Kiln image based on ancient clay kilns, and glaze in final panel based on images of modern glazes I could find, but everything else imagined.
Description
This comic was made based on some of my museum experience. So many artifacts need special handling based on their own stability, age, and special circumstances. And while there’s education for that, learning how to handle myself has been a much larger learning curve.
Citations
Panel 1: Red Coiled-style ware, from memory; all other pottery imagined
Panel 2: Yellow Beaker People ware, from memory; Glass inspired by personal collection; all other pottery imagined
Panel 3: Based on images of broken storage jar, Hecht Museum
Panel 4: (clockwise from left) Based on the Portland Vase, cameo glass; Cage cup from the Musei Civici di Padova; Based on charred pots; Based on supported spindle bowls
Description
So much of learning about something I've had my whole life has been going back and remembering all of the moments from the past. A distant school memory, from near the start of my clear memories, comes back frequently. I might have been a clueless child circling the netball courts, but I was listening nonetheless.
Citations
Panel 2: 3 legged cooking pot, from memory; Coiled-style vessel, from memory; Kylix, various inspiration
Panel 3: Pottery sherd, possibly Limoges ware, personal collection
Panel 4: Amphora, from memory; Random cooking pot, from memory; Puzzle jug from the St Bartholomew Hospital Museum and Archive; Decorated vase from memory
Panel 5: Decorated ware inspired by Beaker People ware; Drinking glass, 20th or 21st century, personal collection
Panel 6: Venus of Willendorf; Kouros from the Delphi Archaeological Museum; Aztec "Kneeling Goddess" from the Museum der Kulturen, Basel*
Description
Diagnosis with a chronic illness has had me deeply rethinking my relationship with my body, a vessel I am sometimes at odds with, and at other times I am grateful for the effort it makes in containing me. This comic is the first of a series I am creating to explore some of my ideas about bodies, being, and chronic illness through the eyes of a collections manager, trained archaeologist, who didn't think she like pots that much.
Comics post monthly
*This item I believe to be held in the museum's collection but could not find it on their online catalog (caveat, I do not speak German so probably missed it). My illustration is based on the work of Elizabeth Brumfiel, p. 159.
Description
The power of words surrounds most of our lives, and when it comes to describing things, be that ceramics or illnesses, that power is always evident.
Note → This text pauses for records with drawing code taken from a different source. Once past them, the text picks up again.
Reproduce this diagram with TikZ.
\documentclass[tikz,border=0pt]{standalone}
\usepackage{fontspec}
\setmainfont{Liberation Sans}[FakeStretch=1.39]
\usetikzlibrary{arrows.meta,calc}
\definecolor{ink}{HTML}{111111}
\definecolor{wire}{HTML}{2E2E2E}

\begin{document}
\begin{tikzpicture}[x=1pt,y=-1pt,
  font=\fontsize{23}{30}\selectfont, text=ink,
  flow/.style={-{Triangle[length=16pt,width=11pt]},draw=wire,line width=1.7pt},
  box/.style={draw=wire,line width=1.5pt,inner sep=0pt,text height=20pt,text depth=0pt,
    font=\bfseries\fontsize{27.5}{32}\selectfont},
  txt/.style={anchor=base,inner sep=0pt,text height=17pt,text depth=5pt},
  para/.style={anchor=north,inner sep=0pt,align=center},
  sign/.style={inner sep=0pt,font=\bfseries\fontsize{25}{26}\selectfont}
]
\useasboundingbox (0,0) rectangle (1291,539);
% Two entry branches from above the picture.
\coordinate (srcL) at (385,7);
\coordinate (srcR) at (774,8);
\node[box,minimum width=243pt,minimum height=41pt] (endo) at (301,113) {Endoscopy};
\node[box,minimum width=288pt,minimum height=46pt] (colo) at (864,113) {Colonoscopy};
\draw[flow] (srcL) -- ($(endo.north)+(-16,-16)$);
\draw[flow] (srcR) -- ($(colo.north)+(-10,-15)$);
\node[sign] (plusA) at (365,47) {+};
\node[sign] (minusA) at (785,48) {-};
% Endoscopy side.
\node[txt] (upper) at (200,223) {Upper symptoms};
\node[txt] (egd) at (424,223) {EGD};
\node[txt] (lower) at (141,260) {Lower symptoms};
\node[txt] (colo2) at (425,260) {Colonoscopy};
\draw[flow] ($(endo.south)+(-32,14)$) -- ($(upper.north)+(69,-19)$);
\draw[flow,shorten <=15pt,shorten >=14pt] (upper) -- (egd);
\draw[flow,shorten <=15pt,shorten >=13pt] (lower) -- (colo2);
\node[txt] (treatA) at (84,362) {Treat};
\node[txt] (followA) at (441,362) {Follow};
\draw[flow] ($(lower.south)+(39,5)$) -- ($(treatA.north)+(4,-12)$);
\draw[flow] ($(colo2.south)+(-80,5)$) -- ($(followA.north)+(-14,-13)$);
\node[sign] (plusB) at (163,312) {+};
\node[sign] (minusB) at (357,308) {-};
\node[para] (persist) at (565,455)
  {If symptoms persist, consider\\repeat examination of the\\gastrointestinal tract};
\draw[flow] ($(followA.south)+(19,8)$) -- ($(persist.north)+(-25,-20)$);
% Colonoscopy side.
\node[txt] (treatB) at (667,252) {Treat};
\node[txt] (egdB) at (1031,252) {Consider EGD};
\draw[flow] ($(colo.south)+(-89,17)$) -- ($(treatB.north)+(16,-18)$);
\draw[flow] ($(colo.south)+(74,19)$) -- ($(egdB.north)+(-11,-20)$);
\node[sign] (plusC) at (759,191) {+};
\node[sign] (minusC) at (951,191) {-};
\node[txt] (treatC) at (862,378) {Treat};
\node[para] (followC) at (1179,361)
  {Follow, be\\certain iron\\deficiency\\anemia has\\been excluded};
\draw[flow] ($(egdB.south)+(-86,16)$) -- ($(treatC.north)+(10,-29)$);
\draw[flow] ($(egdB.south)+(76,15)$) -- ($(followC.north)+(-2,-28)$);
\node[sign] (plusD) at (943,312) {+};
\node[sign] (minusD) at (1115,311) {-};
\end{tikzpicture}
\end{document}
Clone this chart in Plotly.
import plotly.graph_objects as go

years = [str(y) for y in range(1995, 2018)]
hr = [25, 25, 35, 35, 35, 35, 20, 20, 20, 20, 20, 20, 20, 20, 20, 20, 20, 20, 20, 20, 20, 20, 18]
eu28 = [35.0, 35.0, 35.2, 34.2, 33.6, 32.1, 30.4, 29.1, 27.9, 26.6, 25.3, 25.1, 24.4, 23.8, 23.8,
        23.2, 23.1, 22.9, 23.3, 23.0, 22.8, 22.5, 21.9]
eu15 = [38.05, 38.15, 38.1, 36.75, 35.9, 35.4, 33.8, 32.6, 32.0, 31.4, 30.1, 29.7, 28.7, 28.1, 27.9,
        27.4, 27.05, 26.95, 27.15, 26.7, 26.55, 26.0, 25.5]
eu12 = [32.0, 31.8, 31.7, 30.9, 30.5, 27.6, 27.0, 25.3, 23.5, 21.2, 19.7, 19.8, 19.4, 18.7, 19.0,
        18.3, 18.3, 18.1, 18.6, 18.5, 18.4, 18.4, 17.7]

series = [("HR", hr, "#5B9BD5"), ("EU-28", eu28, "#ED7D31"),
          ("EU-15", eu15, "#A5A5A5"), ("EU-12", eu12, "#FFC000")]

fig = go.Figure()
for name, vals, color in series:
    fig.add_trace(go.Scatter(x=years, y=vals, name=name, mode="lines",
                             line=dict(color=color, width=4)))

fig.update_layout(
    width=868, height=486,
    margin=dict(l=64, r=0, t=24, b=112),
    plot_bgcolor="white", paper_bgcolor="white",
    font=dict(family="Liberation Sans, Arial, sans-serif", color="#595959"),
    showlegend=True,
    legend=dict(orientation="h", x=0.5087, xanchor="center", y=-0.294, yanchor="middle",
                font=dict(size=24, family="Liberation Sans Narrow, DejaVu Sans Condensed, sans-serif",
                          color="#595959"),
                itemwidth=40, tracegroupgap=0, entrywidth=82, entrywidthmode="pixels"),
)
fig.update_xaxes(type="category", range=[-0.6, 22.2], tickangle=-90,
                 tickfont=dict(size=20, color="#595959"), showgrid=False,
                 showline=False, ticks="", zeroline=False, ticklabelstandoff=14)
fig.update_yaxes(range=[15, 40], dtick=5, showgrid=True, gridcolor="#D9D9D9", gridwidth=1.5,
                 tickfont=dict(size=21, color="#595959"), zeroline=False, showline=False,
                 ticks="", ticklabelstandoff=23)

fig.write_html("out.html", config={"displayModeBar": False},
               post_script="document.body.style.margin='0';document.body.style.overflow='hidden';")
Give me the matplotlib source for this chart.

The shock of the words that could be used was not one I was prepared for when it came to diagnosis, and establishing my own relationship with those words was more important than I could have understood before.
As a museum collections manager, poor object descriptions are the bane of my existence, and yet I also often come against the way we have changed how things are described. The acceptability of so many words that are used have changed, and certainly will change over time even further.
"And yet, despite all the labels, here we remain."